El padre adoptivo de Alberto Fernández fue un juez que vivió cuarenta años en una casa alquilada de Villa del Parque. El padre de Cristina Kirchner fue colectivero en La Plata hasta que pudo asociarse con otros choferes y armar una pyme de transporte urbano. El padre de Sergio Massa es un constructor, hijo de inmigrantes sicilianos. El Presidente, la Vicepresidenta y el titular de la Cámara de Diputados, como la mayoría de los argentinos, son descendientes de inmigrantes. Pero, por sobre todas las cosas, son hijos del mérito. Del esfuerzo para sobreponerse a las adversidades y construir una vida y un país mejor que les sirva como plataforma a las generaciones siguientes.
Por eso, es increíble que el Presidente haya pronunciado una frase que desprecia su propia génesis. “Lo que nos hace evolucionar o crecer no es el mérito, como nos han hecho creer en los últimos años”, asombró durante un discurso en San Juan. Alberto Fernández, quien no ha hecho otra cosa que descascarar su imagen desde que llegó al escalón máximo del poder, ni siquiera parece haber leído las letras de su músico preferido. Fue Litto Nebbia el que escribió en 1982 aquello de que “nosotros, los argentinos, bajamos de los barcos”. Un homenaje artístico a la cultura del esfuerzo.
El mérito fue el motor de tantos padres, abuelos y bisabuelos que la pelearon para atravesar las crisis de la Argentina y ascender por la escalera resbalosa de la movilidad social. Por esa tendencia cada vez más penosa de agradar a la audiencia kirchnerista, el Presidente redujo el concepto de mérito y meritocracia al gobierno anterior, conducido por Mauricio Macri. Hay una tendencia de moda en cierto progresismo atribulado de asociar la idea del mérito con la del individualismo y la avaricia. De allí a arrojarle todos esos pecados a la oposición hay un solo paso. El que dio el atolondrado Fernández.
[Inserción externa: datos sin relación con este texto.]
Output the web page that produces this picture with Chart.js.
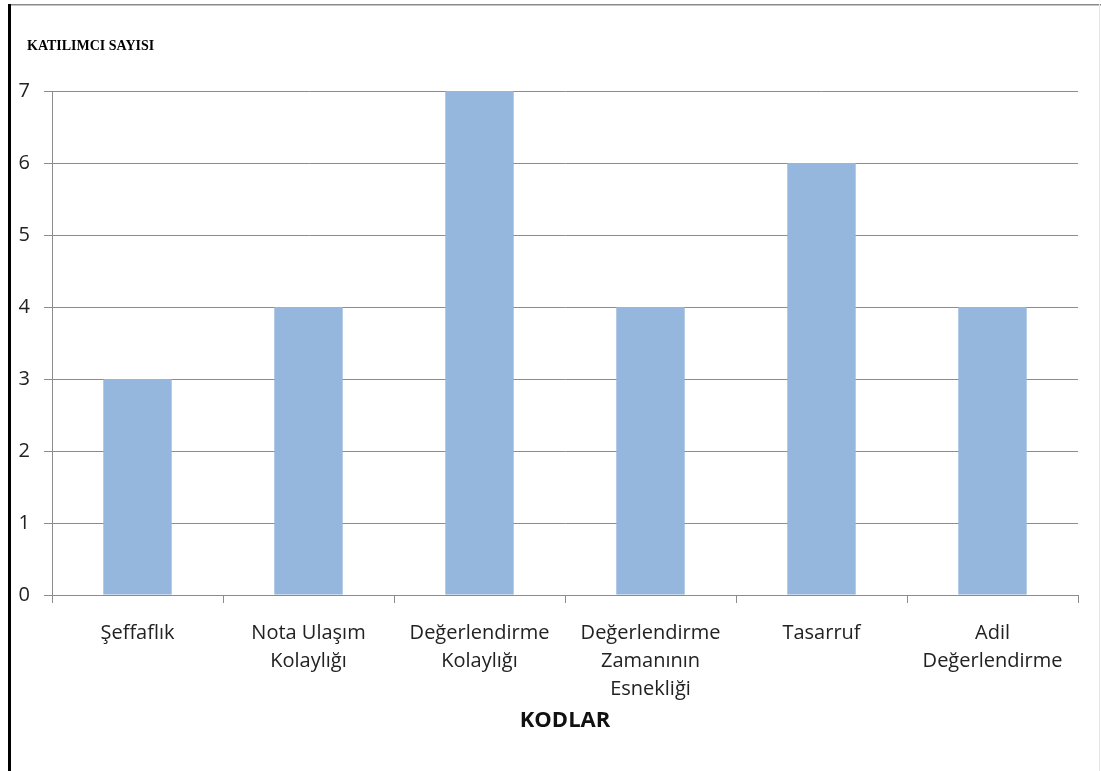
<!DOCTYPE html>
<html>
<head>
<meta charset="utf-8">
<script src="https://cdn.jsdelivr.net/npm/chart.js@4"></script>
<style>
  html, body { margin: 0; padding: 0; background: #fff; }
  #wrap { position: relative; width: 1101px; height: 771px; }
</style>
</head>
<body>
<div id="wrap"><canvas id="chart" width="1101" height="771"></canvas></div>
<script>
// Katılımcı sayısı / kodlar bar chart

const CATEGORIES = [
  ['Şeffaflık'],
  ['Nota Ulaşım', 'Kolaylığı'],
  ['Değerlendirme', 'Kolaylığı'],
  ['Değerlendirme', 'Zamanının', 'Esnekliği'],
  ['Tasarruf'],
  ['Adil', 'Değerlendirme'],
];
const COUNTS = [3, 4, 7, 4, 6, 4];
const Y_MIN = 0;
const Y_MAX = 7;
const Y_TITLE = 'KATILIMCI SAYISI';
const X_TITLE = 'KODLAR';

const BAR = '#95b6dd';
const GRID = '#8c8c8c';
const TEXT = '#222';
const FONT = "'Open Sans', 'Noto Sans', sans-serif";

// frame lines + y title drawn on the canvas
const framePlugin = {
  id: 'frame',
  beforeDraw(chart) {
    const ctx = chart.ctx;
    ctx.save();
    ctx.fillStyle = '#fff';
    ctx.fillRect(0, 0, chart.width, chart.height);
    ctx.fillStyle = '#8a8a8a';
    ctx.fillRect(8, 4, chart.width - 8, 1.5);
    ctx.fillStyle = '#e4e4e4';
    ctx.fillRect(chart.width - 2, 4, 1, chart.height);
    ctx.fillStyle = '#000';
    ctx.fillRect(8, 4, 3, chart.height);
    ctx.restore();
  },
  afterDraw(chart) {
    const ctx = chart.ctx;
    ctx.save();
    ctx.fillStyle = '#000';
    ctx.font = "bold 14px 'Liberation Serif', 'DejaVu Serif', serif";
    ctx.textBaseline = 'alphabetic';
    ctx.fillText(Y_TITLE, 27, 50);
    ctx.restore();
  }
};

new Chart(document.getElementById('chart'), {
  type: 'bar',
  data: {
    labels: CATEGORIES,
    datasets: [{
      data: COUNTS,
      backgroundColor: BAR,
      borderWidth: 0,
      categoryPercentage: 0.8,
      barPercentage: 0.5,
    }],
  },
  options: {
    responsive: false,
    animation: false,
    devicePixelRatio: 1,
    layout: { padding: { left: 0, top: 91, right: 23, bottom: 0 } },
    plugins: {
      legend: { display: false },
      tooltip: { enabled: false },
    },
    scales: {
      x: {
        afterFit: s => { s.height = 176; },
        grid: {
          offset: true,
          drawOnChartArea: false,
          color: GRID,
          tickLength: 8,
        },
        border: { color: GRID, width: 1 },
        ticks: {
          color: TEXT,
          font: { family: FONT, size: 20, lineHeight: 1.4 },
          padding: 16,
          maxRotation: 0,
          autoSkip: false,
        },
        title: {
          display: true,
          text: X_TITLE,
          color: '#111',
          font: { family: FONT, size: 22, weight: 'bold' },
          padding: { top: 0, bottom: 37 },
        },
      },
      y: {
        min: Y_MIN,
        max: Y_MAX,
        afterFit: s => { s.width = 52; },
        grid: { color: GRID, tickLength: 8 },
        border: { color: GRID, width: 1 },
        ticks: {
          stepSize: 1,
          color: TEXT,
          font: { family: FONT, size: 20 },
          padding: 14,
        },
      },
    },
  },
  plugins: [framePlugin],
});
</script>
</body>
</html>
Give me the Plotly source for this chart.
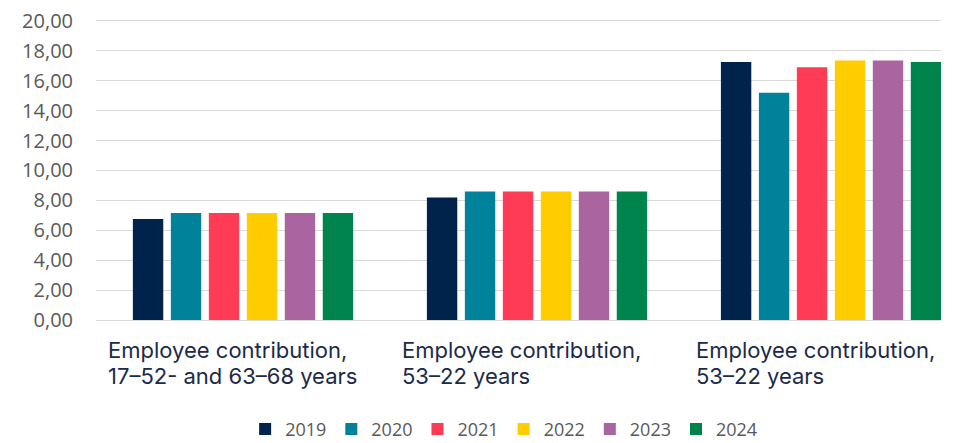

Así fue como se metió en el mismo laberinto que también le impide encontrar respuestas para la pandemia, para la recesión económica, para la inseguridad, la suba de la pobreza y el desafío del dólar. De aquel Presidente que dictaba cátedra en vivo sobre infectología en la Quinta de Olivos describe una parábola que lo margina del video del anuncio de la enésima extensión de la cuarentena. La estrella es ahora la voz metálica de una locutora.
Si se observa en profundidad, no debería sorprender ese desprecio del Presidente por el valor del mérito. No se lo encuentra con abundancia en su gabinete y al mérito reciente de su ministro de Economía para evitar el default de la deuda lo destrozó en una sola noche, con la regresión del súper cepo cambiario, la antesala ya transitada de la devaluación del peso. Es difícil imaginar la magnitud del declive cuando se piensa en los cuarenta meses que tiene por delante un gobierno que se vanagloria de no poseer méritos.
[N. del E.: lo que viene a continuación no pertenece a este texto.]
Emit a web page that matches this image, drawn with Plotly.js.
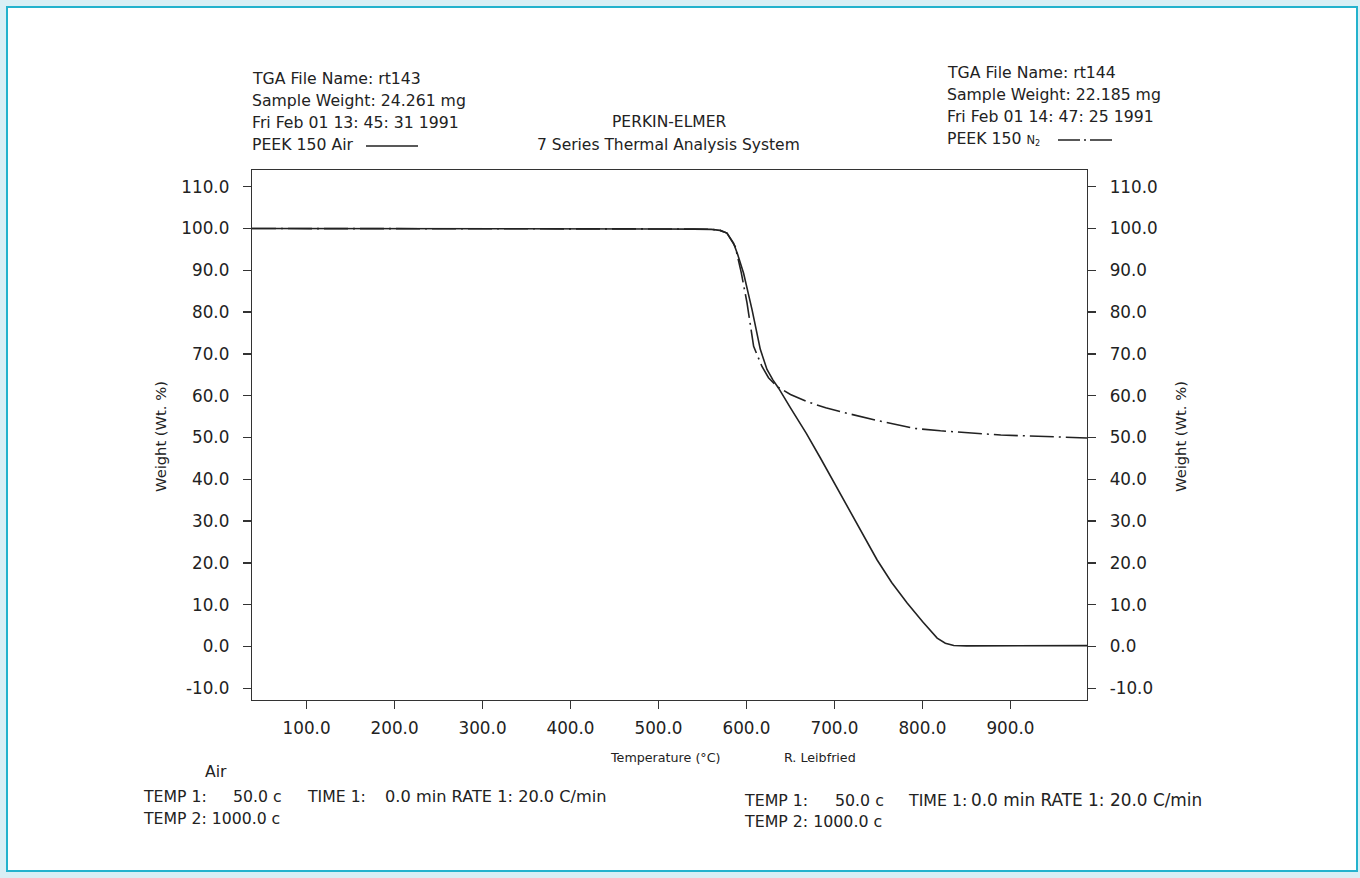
<!DOCTYPE html>
<html>
<head>
<meta charset="utf-8">
<script src="https://cdn.plot.ly/plotly-3.0.1.min.js"></script>
<style>
  html, body { margin:0; padding:0; width:1360px; height:878px; overflow:hidden; background:#d9eff5; }
  #frame { position:absolute; left:6px; top:6px; width:1348px; height:862px; border:2px solid #24b2cd; background:#ffffff; }
  #chart { position:absolute; left:0; top:0; width:1360px; height:878px; }
</style>
</head>
<body>
<div id="frame"></div>
<div id="chart"></div>
<script>
// ---- data ----
const airTemp = [38, 100, 200, 300, 400, 500, 540, 560, 570, 577.8, 585.3, 590, 596.7, 606.3, 615.7, 623.3, 630, 636.5, 650, 668, 684, 700, 720, 748.5, 765, 782.6, 800, 816.7, 826, 835.6, 850, 900, 987];
const airWeight = [100.0, 100.0, 100.05, 100.0, 99.95, 99.9, 99.85, 99.8, 99.55, 98.9, 96.5, 93.8, 89.3, 80.6, 71.1, 66.3, 63.8, 61.8, 57.1, 51.0, 45.1, 39.0, 31.5, 20.7, 15.3, 10.4, 6.0, 2.0, 0.8, 0.25, 0.15, 0.15, 0.2];
const n2Temp = [38, 100, 200, 300, 400, 500, 540, 560, 570, 577.8, 587.2, 594, 600.6, 608.1, 617.6, 625, 634.7, 650, 668.8, 690, 714.3, 750, 790.1, 820.5, 889, 940, 987];
const n2Weight = [100.0, 100.0, 100.05, 100.0, 99.95, 99.9, 99.85, 99.8, 99.55, 98.9, 95.7, 89.5, 82.2, 71.8, 67.0, 64.3, 62.2, 60.3, 58.6, 57.1, 55.8, 54.0, 52.2, 51.6, 50.6, 50.3, 49.9];
const xTicks = [100, 200, 300, 400, 500, 600, 700, 800, 900];
const xTickLabels = ["100.0", "200.0", "300.0", "400.0", "500.0", "600.0", "700.0", "800.0", "900.0"];
const yTicks = [-10, 0, 10, 20, 30, 40, 50, 60, 70, 80, 90, 100, 110];
const yTickLabels = ["-10.0", "0.0", "10.0", "20.0", "30.0", "40.0", "50.0", "60.0", "70.0", "80.0", "90.0", "100.0", "110.0"];
const leftInfo = ["TGA File Name: rt143", "Sample Weight: 24.261 mg", "Fri Feb 01 13: 45: 31 1991", "PEEK 150 Air"];
const rightInfo = ["TGA File Name: rt144", "Sample Weight: 22.185 mg", "Fri Feb 01 14: 47: 25 1991", "PEEK 150 <span style='font-size:11.5px'>N<sub>2</sub></span>"];
const titleLines = ["PERKIN-ELMER", "7 Series Thermal Analysis System"];

// ---- layout geometry ----
const W = 1360, H = 878;
const mL = 252, mR = 273, mT = 170, mB = 178;
const pw = W - mL - mR, ph = H - mT - mB;
const px = x => (x - mL) / pw;           // pixel -> paper x
const py = y => (H - mB - y) / ph;       // pixel -> paper y

const FONT = "DejaVu Sans, Liberation Sans, Arial, sans-serif";
const TXT = "#222222";

function ann(text, x, y, size, xanchor, extra) {
  return Object.assign({
    text: text, xref: "paper", yref: "paper", x: px(x), y: py(y),
    xanchor: xanchor || "left", yanchor: "middle", showarrow: false,
    font: {family: FONT, size: size, color: TXT}
  }, extra || {});
}

const annotations = [];
const leftY = [78, 100.5, 122.5, 144];
leftInfo.forEach((t, i) => annotations.push(ann(t, 250, leftY[i], 15.7)));
const rightY = [72.5, 95, 117, 138.5];
rightInfo.forEach((t, i) => annotations.push(ann(t, 945, rightY[i], 15.7)));
annotations.push(ann(titleLines[0], 669, 122, 15.5, "center"));
annotations.push(ann(titleLines[1], 668, 145, 15.5, "center"));
annotations.push(ann("Weight (Wt. %)", 160, 437, 14.7, "center", {textangle: -90}));
annotations.push(ann("Weight (Wt. %)", 1180, 437, 14.7, "center", {textangle: -90}));
annotations.push(ann("Temperature (°C)", 665, 757, 12.7, "center"));
annotations.push(ann("R. Leibfried", 820, 757, 12.7, "center"));
annotations.push(ann("Air", 216, 771, 15.7, "center"));
// left conditions
annotations.push(ann("TEMP 1:", 141, 796, 15.7));
annotations.push(ann("50.0 c", 231, 796, 15.7));
annotations.push(ann("TIME 1:", 305, 796, 15.7));
annotations.push(ann("0.0 min RATE 1: 20.0 C/min", 383, 796, 16.2));
annotations.push(ann("TEMP 2: 1000.0 c", 141, 818, 15.7));
// right conditions
annotations.push(ann("TEMP 1:", 742, 800, 15.8));
annotations.push(ann("50.0 c", 833, 800, 15.8));
annotations.push(ann("TIME 1:", 906, 800, 15.8));
annotations.push(ann("0.0 min RATE 1: 20.0 C/min", 969, 800, 16.9));
annotations.push(ann("TEMP 2: 1000.0 c", 742, 821, 15.8));

const shapes = [
  {type: "line", xref: "paper", yref: "paper", x0: px(366), x1: px(418), y0: py(146), y1: py(146),
   line: {color: TXT, width: 1.3}},
  {type: "line", xref: "paper", yref: "paper", x0: px(1058), x1: px(1112), y0: py(140), y1: py(140),
   line: {color: TXT, width: 1.3, dash: "22px,4px,2px,4px"}}
];

const traces = [
  {x: n2Temp, y: n2Weight, type: "scatter", mode: "lines", name: "PEEK 150 N2",
   line: {color: "#222", width: 1.6, dash: "24px,5px,2px,5px"}, hoverinfo: "x+y"},
  {x: airTemp, y: airWeight, type: "scatter", mode: "lines", name: "PEEK 150 Air",
   line: {color: "#222", width: 1.6}, hoverinfo: "x+y"},
  {x: [airTemp[0]], y: [airWeight[0]], yaxis: "y2", type: "scatter", mode: "none", showlegend: false, hoverinfo: "skip"}
];

const axisCommon = {
  showgrid: false, zeroline: false, showline: true, linecolor: "#333", linewidth: 1.3,
  ticks: "outside", ticklen: 8, tickwidth: 1.3, tickcolor: "#333",
  tickfont: {family: FONT, size: 16.8, color: TXT}
};

const layout = {
  width: W, height: H,
  margin: {l: mL, r: mR, t: mT, b: mB, pad: 0},
  paper_bgcolor: "rgba(0,0,0,0)", plot_bgcolor: "#ffffff",
  showlegend: false,
  xaxis: Object.assign({}, axisCommon, {range: [38, 987], tickmode: "array", tickvals: xTicks,
    ticktext: xTickLabels, mirror: true, ticklabelstandoff: 5}),
  yaxis: Object.assign({}, axisCommon, {range: [-12.8, 114], tickmode: "array", tickvals: yTicks,
    ticktext: yTickLabels, ticklabelstandoff: 10}),
  yaxis2: Object.assign({}, axisCommon, {range: [-12.8, 114], tickmode: "array", tickvals: yTicks,
    ticktext: yTickLabels, overlaying: "y", side: "right", matches: "y", ticklabelstandoff: 10}),
  annotations: annotations,
  shapes: shapes
};

Plotly.newPlot("chart", traces, layout, {displayModeBar: false, staticPlot: true});
</script>
</body>
</html>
Parece que las críticas por aquella reflexión sobre el mérito hicieron mella en el ánimo presidencial. Aprovechó una entrevista radial para darle otro matiz al asunto y explicar que sus ideales de sociedad no pasaban por la desigualdad de Venezuela sino por el capitalismo moderado que impera en Suecia, Noruega y Finlandia. Los mismos países de los que se burlaba cuando el coronavirus era un enigma global que azotaba a todos los sistemas políticos y económicos sin distinción.
Si hay una cualidad que les sirvió a los escandinavos, a Nueva Zelanda o a Uruguay para encontrar respuestas positivas a la pandemia fue el mérito. El de buscar caminos prudentes, sensatos, científicos, para darle batalla al virus probando modelos ajenos cuando fallaban y sin odiosas comparaciones cuando acertaban. Es que el mérito es así. Una virtud de los países que no se miran el ombligo porque están demasiado ocupados progresando. Como alguna vez lo fue la Argentina cuando llegamos de los barcos.